A team of astronomers is currently involved in studies of fullerenes in the interstellar medium. The research team includes Gennady Valyavin (Special Astrophysical Observatory of the Russian Academy of Sciences), KFU alumni Gazinur Galazutdinov (Catholic University of the North, Chile) and current KFU employee, Associate Professor at the Department of Astronomy and Space, Geodesy Vladislav Shimansky. The researchers have reported their results in a recent paper published in the Monthly Notices of the Royal Astronomical Society journal.
The nearest interstellar clouds with confirmed presence of fullerenes are nearly 1,000 light years away from the Earth. The VLT telescope in Chile, which is considered as one of the largest telescopes in the world, provided the electromagnetic spectra of 19 distant stars.

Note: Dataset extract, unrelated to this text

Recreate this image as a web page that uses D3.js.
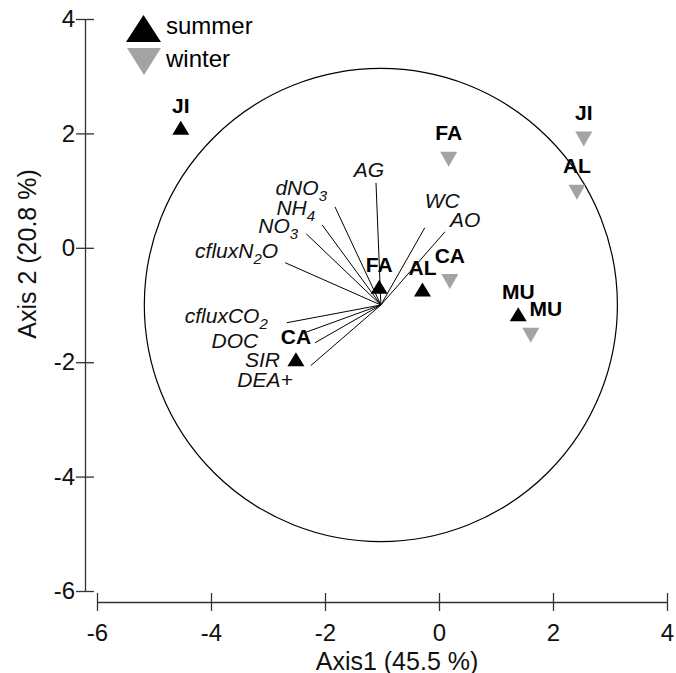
<!DOCTYPE html>
<html>
<head>
<meta charset="utf-8">
<script src="https://cdn.jsdelivr.net/npm/d3@7"></script>
<style>
  body { margin: 0; background: #fff; }
  svg { display: block; font-family: "Liberation Sans", Arial, Helvetica, sans-serif; }
</style>
</head>
<body>
<div id="graph"></div>
<script>
// sites (same order in both seasons)
const sites = ['JI', 'FA', 'AL', 'CA', 'MU'];
const summerX = [-4.53, -1.05, -0.29, -2.51, 1.39];
const summerY = [2.10, -0.68, -0.73, -1.95, -1.16];
const winterX = [2.54, 0.17, 2.42, 0.19, 1.61];
const winterY = [1.90, 1.55, 0.97, -0.59, -1.53];

// variable vectors (end points, axis units)
const vars = ['AG', 'dNO3', 'NH4', 'NO3', 'cfluxN2O', 'cfluxCO2', 'DOC', 'SIR', 'DEA+', 'WC', 'AO'];
const varX = [-1.105, -1.825, -2.05, -2.33, -2.70, -2.67, -2.40, -2.175, -2.25, -0.25, 0.105];
const varY = [1.135, 0.716, 0.40, 0.245, -0.26, -1.31, -1.50, -1.66, -2.06, 0.35, 0.28];
const vecOrigin = [-1.02, -1.0];
const circleR = 4.15;

const ticks = [-6, -4, -2, 0, 2, 4];

const w = 676, h = 673;
const black = '#000', grey = '#a3a3a3', axisCol = '#333';

// label placement (pixel offsets from vector end)
const varLab = {
  'AG': ['middle', -7, -6], 'dNO3': ['end', -8, -12], 'NH4': ['end', -7, -10],
  'NO3': ['end', -8, -1], 'cfluxN2O': ['end', -7, -5], 'cfluxCO2': ['end', -19, 0],
  'DOC': ['end', -44, 14], 'SIR': ['end', -35, 24], 'DEA+': ['end', -18, 21],
  'WC': ['start', 0, -20], 'AO': ['start', 5, -5]
};

const svg = d3.select('#graph').append('svg').attr('width', w).attr('height', h);

const x = d3.scaleLinear().domain([-6, 4]).range([97, 667]);
const y = d3.scaleLinear().domain([-6, 4]).range([591, 19]);

// axes (plain hyphen for negatives, ticks crossing the line)
const fmt = d => String(d);
const yAxis = svg.append('g').attr('transform', 'translate(85,0)')
  .call(d3.axisLeft(y).tickValues(ticks).tickFormat(fmt).tickSize(9).tickSizeOuter(0).tickPadding(1));
yAxis.selectAll('.tick line').attr('x1', 9);
const xAxis = svg.append('g').attr('transform', 'translate(0,602)')
  .call(d3.axisBottom(x).tickValues(ticks).tickFormat(fmt).tickSize(9).tickSizeOuter(0).tickPadding(13));
xAxis.selectAll('.tick line').attr('y1', -9);
svg.selectAll('.domain, .tick line').attr('stroke', axisCol).attr('stroke-width', 1.3);
svg.selectAll('.tick text').attr('font-size', 24).attr('fill', '#111')
  .attr('font-family', '"Liberation Sans", Arial, sans-serif');

svg.append('text').attr('x', 397).attr('y', 670).attr('text-anchor', 'middle')
  .attr('font-size', 25).attr('fill', '#111').text('Axis1 (45.5 %)');
svg.append('text').attr('transform', 'translate(36,254) rotate(-90)').attr('text-anchor', 'middle')
  .attr('font-size', 25).attr('fill', '#111').text('Axis 2 (20.8 %)');

// circle
const ox = x(vecOrigin[0]), oy = y(vecOrigin[1]);
svg.append('circle').attr('cx', ox).attr('cy', oy)
  .attr('r', x(vecOrigin[0] + circleR) - ox)
  .attr('fill', 'none').attr('stroke', black).attr('stroke-width', 1.2);

// vectors
const vecData = vars.map((v, i) => ({ name: v, x: varX[i], y: varY[i] }));
svg.selectAll('line.vec').data(vecData).enter().append('line').attr('class', 'vec')
  .attr('x1', ox).attr('y1', oy)
  .attr('x2', d => x(d.x)).attr('y2', d => y(d.y))
  .attr('stroke', black).attr('stroke-width', 1);

const subs = { 'dNO3': ['dNO', '3', ''], 'NH4': ['NH', '4', ''], 'NO3': ['NO', '3', ''],
  'cfluxN2O': ['cfluxN', '2', 'O'], 'cfluxCO2': ['cfluxCO', '2', ''] };
vecData.forEach(d => {
  const lab = varLab[d.name];
  const t = svg.append('text')
    .attr('x', x(d.x) + lab[1]).attr('y', y(d.y) + lab[2])
    .attr('text-anchor', lab[0]).attr('font-size', 21).attr('font-style', 'italic').attr('fill', '#111');
  if (subs[d.name]) {
    const s = subs[d.name];
    t.append('tspan').text(s[0]);
    t.append('tspan').attr('font-size', 15).attr('dy', 6).text(s[1]);
    if (s[2]) t.append('tspan').attr('dy', -6).text(s[2]);
  } else {
    t.text(d.name);
  }
});

// triangles
function tri(cx, cy, tw, th, up) {
  const s = up ? 1 : -1;
  return `M${cx},${cy - s * th / 2}L${cx + tw / 2},${cy + s * th / 2}L${cx - tw / 2},${cy + s * th / 2}Z`;
}

const summer = sites.map((s, i) => ({ site: s, x: summerX[i], y: summerY[i] }));
const winter = sites.map((s, i) => ({ site: s, x: winterX[i], y: winterY[i] }));

svg.selectAll('path.win').data(winter).enter().append('path').attr('class', 'win')
  .attr('d', d => tri(x(d.x), y(d.y), 17, 15, false)).attr('fill', grey);
svg.selectAll('path.sum').data(summer).enter().append('path').attr('class', 'sum')
  .attr('d', d => tri(x(d.x), y(d.y), 17, 14, true)).attr('fill', black);

svg.selectAll('text.sumlab').data(summer).enter().append('text').attr('class', 'sumlab')
  .attr('x', d => x(d.x)).attr('y', d => y(d.y) - 15)
  .attr('text-anchor', 'middle').attr('font-size', 21).attr('font-weight', 'bold')
  .text(d => d.site);
svg.selectAll('text.winlab').data(winter).enter().append('text').attr('class', 'winlab')
  .attr('x', d => x(d.x) + (d.site === 'MU' ? 15 : 0)).attr('y', d => y(d.y) - 19)
  .attr('text-anchor', 'middle').attr('font-size', 21).attr('font-weight', 'bold')
  .text(d => d.site);

// legend
const legend = svg.append('g');
legend.append('path').attr('d', tri(143.5, 28.5, 35, 27, true)).attr('fill', black);
legend.append('path').attr('d', tri(144, 61.5, 34, 27, false)).attr('fill', grey);
legend.append('text').attr('x', 166).attr('y', 34).attr('font-size', 24).text('summer');
legend.append('text').attr('x', 166).attr('y', 67).attr('font-size', 24).text('winter');
</script>
</body>
</html>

The authors discovered fullerenes which left traces. i.e., absorption lines at certain frequencies.
We know for sure which frequencies have lines of fullerenes, but the main difficulty is to separate the interstellar medium spectrum from the star spectrum. That's why we can obtain fullerene lines by 'subtracting' star spectra from the existing spectrum, and that's a complicated process. Firstly, we discovered some parameters of stars, and some of these stars are unique objects.
We compare fullerene-bearing clouds with non-fullerene clouds to find out which environmental parameters capacitate the formation of such molecules. In our research, we found that in some clouds the molecules are in an excited state, and in some, they are not. This leads us to believe that the ways of their formation are different.